With Gorilla, research that used to take months can now be done in a couple of days.

Like any good entrepreneur, I set a vision and some targets — and we’ve achieved them! The Gorilla platform is used across the world to help behavioural scientists measure human behaviour at scale. We have an amazing team of 10 people and over 300 universities using Gorilla. It’s been an adventure! In the last couple of years we’ve expanded Gorilla’s functionality so that it now supports multiplayer experiments, gamified experiments and shopping simulations. And so now, psychologists that study maths education can (and do!) create maths experiments and interventions that have been scientifically shown to work. Yay!

So, now I need a new Big Hairy Audacious Goal (BHAG). As the Cheshire Cat says, if you don’t know where you want to get to, it doesn’t much matter which way you go, does it?

But how do you find the time and space to create a new vision? Our lives are all so busy, and between running a company, 2 kids and ageing parents — I have very little space to just sit and think. I was musing on this problem while hurrying my kids into their coats to get them to school, when Bridget called and suggested I come to the Curiosity Incubator pilot programme.

I have a soft spot for serendipity, so I said yes!

And what a great decision that was.

Bridget had expertly crafted a series of sessions on a range of topics: Reimagining Innovation, Fundamental of Behavioural Design, How to Design for Good, Value Creation vs Profit Creation and the unWEIRDification of behavioural science.

From Reimagining Innovation, I was reminded how essential user research is in all aspects of product development. Not just the big decisions, but also the tiny barriers we can inadvertently put in people’s way.

From Fundamentals of Behavioural Design I was reminded how essential it is to design my life and work to make it easy for System 1 — our automatic decision based system — to succeed.

From Value Creation Vs Profit Creation I was reminded that the two aren’t mutually exclusive. As my coach says, your profit is just 10% of the value you create in the world and it allows you to continue creating more value for more people at a greater scale.

Mixed in with the lecture was time for reflection and discussion with some extraordinarily interesting people. And 24 hours later, I had a new Big Hairy Audacious Goal that I can aim for.

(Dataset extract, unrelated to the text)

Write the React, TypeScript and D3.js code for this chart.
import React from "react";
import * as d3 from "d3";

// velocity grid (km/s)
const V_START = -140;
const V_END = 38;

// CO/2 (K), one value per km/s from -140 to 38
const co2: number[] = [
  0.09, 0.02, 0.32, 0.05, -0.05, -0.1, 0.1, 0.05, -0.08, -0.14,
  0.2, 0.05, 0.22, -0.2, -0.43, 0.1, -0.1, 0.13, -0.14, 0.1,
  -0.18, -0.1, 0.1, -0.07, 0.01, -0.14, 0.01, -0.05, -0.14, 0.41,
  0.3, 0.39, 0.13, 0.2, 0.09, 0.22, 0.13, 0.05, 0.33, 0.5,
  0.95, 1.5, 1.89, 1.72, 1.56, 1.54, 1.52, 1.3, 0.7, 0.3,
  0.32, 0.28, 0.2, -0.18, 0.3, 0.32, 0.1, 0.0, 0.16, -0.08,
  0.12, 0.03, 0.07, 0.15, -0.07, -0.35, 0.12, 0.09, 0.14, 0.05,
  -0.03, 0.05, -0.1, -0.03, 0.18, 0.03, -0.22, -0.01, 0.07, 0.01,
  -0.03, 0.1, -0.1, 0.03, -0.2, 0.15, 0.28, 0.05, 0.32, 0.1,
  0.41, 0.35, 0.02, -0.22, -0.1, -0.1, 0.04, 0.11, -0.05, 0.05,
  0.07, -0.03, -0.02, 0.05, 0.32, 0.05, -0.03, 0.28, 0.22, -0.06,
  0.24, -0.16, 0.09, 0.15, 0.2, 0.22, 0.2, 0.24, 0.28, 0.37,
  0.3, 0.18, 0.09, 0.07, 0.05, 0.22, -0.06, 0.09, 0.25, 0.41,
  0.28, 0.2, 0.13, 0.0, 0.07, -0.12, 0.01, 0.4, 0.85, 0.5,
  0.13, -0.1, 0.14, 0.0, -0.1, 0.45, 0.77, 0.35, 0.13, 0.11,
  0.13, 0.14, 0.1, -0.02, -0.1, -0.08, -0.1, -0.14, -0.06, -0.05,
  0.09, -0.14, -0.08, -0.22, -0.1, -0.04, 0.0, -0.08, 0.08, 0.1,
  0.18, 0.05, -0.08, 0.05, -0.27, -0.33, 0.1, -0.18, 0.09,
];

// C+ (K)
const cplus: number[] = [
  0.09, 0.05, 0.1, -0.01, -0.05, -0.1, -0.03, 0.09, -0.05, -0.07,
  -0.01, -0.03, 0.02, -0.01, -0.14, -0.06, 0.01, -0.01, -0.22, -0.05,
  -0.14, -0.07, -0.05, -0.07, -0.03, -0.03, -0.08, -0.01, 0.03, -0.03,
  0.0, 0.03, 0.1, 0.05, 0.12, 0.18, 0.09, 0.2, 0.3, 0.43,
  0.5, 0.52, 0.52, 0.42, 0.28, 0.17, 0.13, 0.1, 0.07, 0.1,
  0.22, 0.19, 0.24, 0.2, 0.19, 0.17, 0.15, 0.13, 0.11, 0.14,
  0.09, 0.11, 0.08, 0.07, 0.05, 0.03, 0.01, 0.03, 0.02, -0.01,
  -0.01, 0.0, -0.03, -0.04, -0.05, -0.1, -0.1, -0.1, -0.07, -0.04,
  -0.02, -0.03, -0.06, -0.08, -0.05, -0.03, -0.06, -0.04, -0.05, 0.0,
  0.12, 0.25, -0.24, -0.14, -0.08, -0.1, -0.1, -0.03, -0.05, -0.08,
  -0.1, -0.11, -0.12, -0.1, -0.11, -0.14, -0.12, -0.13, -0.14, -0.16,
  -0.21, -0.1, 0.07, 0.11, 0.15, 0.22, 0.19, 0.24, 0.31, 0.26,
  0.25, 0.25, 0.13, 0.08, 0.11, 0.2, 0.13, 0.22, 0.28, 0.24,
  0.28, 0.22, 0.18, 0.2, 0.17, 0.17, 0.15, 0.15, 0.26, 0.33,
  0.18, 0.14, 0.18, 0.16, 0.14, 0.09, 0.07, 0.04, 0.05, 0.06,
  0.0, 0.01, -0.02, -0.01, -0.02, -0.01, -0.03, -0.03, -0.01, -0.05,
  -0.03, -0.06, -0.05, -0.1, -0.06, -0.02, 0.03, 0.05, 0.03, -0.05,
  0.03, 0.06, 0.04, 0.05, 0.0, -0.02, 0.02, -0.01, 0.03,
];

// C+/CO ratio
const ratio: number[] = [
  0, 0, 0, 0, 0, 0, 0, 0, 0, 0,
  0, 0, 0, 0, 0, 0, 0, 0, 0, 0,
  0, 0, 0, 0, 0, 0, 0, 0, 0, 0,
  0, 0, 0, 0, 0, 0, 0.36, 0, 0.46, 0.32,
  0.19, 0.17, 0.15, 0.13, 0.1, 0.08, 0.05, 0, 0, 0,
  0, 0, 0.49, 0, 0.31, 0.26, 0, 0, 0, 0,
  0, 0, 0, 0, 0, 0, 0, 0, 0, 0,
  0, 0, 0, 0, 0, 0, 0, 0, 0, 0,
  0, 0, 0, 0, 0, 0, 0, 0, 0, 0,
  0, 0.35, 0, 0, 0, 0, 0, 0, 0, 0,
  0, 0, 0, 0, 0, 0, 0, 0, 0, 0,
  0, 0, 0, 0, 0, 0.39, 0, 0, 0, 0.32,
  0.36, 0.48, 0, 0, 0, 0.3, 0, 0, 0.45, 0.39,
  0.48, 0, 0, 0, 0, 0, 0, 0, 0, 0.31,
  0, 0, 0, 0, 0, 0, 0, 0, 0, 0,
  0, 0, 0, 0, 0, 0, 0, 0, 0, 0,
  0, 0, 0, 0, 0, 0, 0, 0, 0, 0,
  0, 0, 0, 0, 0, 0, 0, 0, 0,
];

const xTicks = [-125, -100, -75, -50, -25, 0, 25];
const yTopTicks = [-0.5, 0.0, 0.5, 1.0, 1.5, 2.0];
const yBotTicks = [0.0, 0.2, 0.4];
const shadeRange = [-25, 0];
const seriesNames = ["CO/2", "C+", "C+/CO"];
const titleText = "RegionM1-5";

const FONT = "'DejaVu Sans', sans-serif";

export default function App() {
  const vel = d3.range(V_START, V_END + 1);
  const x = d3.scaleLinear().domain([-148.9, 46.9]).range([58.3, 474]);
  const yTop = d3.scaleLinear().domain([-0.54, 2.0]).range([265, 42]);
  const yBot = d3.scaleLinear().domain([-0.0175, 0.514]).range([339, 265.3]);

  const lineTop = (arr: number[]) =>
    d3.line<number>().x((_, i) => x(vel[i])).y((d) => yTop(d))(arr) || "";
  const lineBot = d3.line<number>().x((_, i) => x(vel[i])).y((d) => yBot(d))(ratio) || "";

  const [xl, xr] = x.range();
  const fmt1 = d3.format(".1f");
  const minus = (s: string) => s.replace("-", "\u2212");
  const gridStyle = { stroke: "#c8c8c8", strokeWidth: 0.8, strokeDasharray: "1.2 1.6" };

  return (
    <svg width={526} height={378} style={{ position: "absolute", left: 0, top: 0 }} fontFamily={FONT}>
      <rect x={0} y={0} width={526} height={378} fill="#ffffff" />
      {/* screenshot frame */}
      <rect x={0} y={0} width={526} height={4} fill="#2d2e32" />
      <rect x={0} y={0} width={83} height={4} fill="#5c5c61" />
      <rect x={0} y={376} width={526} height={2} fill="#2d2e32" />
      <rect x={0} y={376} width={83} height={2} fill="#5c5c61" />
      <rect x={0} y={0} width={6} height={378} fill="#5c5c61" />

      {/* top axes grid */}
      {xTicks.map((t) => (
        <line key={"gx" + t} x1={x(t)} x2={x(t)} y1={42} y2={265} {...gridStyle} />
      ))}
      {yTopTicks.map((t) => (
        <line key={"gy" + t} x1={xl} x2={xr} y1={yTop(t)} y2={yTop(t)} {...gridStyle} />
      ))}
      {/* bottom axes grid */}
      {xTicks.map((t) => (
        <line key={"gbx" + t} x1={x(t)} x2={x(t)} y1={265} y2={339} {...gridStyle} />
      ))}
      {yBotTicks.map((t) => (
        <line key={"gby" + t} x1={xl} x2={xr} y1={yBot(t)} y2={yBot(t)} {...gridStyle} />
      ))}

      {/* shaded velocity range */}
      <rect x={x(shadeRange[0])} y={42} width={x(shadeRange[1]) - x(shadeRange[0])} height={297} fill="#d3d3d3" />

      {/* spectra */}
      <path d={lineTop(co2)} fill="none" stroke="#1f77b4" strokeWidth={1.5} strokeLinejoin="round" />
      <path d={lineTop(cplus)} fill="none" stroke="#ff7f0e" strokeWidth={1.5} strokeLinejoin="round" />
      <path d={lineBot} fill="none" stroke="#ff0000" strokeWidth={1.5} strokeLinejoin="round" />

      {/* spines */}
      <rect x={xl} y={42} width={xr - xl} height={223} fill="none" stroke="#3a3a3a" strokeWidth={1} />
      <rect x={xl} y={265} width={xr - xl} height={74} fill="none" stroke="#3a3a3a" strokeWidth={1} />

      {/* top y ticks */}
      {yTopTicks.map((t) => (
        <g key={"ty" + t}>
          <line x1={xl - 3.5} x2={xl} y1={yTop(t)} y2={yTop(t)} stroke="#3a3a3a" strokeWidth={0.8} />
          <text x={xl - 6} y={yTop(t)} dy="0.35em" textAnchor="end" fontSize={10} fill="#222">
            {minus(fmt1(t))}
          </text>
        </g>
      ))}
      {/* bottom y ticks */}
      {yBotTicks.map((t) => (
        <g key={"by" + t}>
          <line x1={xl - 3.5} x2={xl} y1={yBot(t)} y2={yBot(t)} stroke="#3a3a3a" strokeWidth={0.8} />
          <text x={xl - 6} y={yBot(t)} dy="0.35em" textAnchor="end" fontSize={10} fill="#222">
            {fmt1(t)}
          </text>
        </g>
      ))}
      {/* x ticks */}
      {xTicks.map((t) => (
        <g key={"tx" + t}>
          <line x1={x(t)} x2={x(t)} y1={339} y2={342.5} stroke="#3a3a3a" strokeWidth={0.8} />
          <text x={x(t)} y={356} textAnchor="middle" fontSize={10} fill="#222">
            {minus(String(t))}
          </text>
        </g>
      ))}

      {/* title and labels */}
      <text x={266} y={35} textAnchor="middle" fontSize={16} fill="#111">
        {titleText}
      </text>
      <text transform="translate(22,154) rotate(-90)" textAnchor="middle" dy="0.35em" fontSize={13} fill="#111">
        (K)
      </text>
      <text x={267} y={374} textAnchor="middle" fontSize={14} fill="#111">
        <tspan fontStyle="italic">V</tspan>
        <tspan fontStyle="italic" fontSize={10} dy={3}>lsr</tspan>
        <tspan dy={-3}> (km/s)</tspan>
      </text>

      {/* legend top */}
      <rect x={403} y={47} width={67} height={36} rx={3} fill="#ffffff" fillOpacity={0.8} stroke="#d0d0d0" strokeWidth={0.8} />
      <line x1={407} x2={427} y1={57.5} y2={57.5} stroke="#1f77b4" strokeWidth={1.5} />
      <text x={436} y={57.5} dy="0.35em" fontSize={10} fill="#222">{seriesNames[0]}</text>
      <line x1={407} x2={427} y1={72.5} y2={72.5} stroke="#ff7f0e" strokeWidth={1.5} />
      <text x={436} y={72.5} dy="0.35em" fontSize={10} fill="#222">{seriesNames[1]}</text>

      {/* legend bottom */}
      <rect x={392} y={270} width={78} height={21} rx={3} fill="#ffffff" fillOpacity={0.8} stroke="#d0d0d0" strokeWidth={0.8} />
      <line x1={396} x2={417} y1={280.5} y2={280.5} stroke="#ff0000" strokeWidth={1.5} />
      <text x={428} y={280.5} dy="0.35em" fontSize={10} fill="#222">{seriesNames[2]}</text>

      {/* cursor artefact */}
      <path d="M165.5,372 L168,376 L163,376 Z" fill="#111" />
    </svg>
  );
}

In 25 years, I’d like every organisation to have a Behavioural Science department — as intrinsic to its mission as Finance and HR are today.

Why?

Because this gives us another bottom line. Does the organisation deliver value to the humans it serves?

Capitalism has delivered a lot of value to the world. But it’s hard to escape the notion that we’ve created a world that’s good for money and not a world that’s good for humans. So many of the challenges we face need human solutions. Climate change. Obesity. Loneliness. Maths anxiety. Tax evasion. Littering. To name just a few.

These challenges need widespread collaboration and — in my opinion — a behavioural lens. That way, the potential solutions can be tested in different environments, and the most effective solution scaled.

So that’s my new focus:

That’s what I took away from Bridget Gildea’s Curiosity Incubator — clarity of thought and a new mission. Wouldn’t it be amazing if across the board we collected behavioural data and made decisions based on data not ideology?

If you want to have a positive impact in the world, and your challenge involves humans, the Curiosity Incubator is a great way to give yourself the space to think differently about your challenge.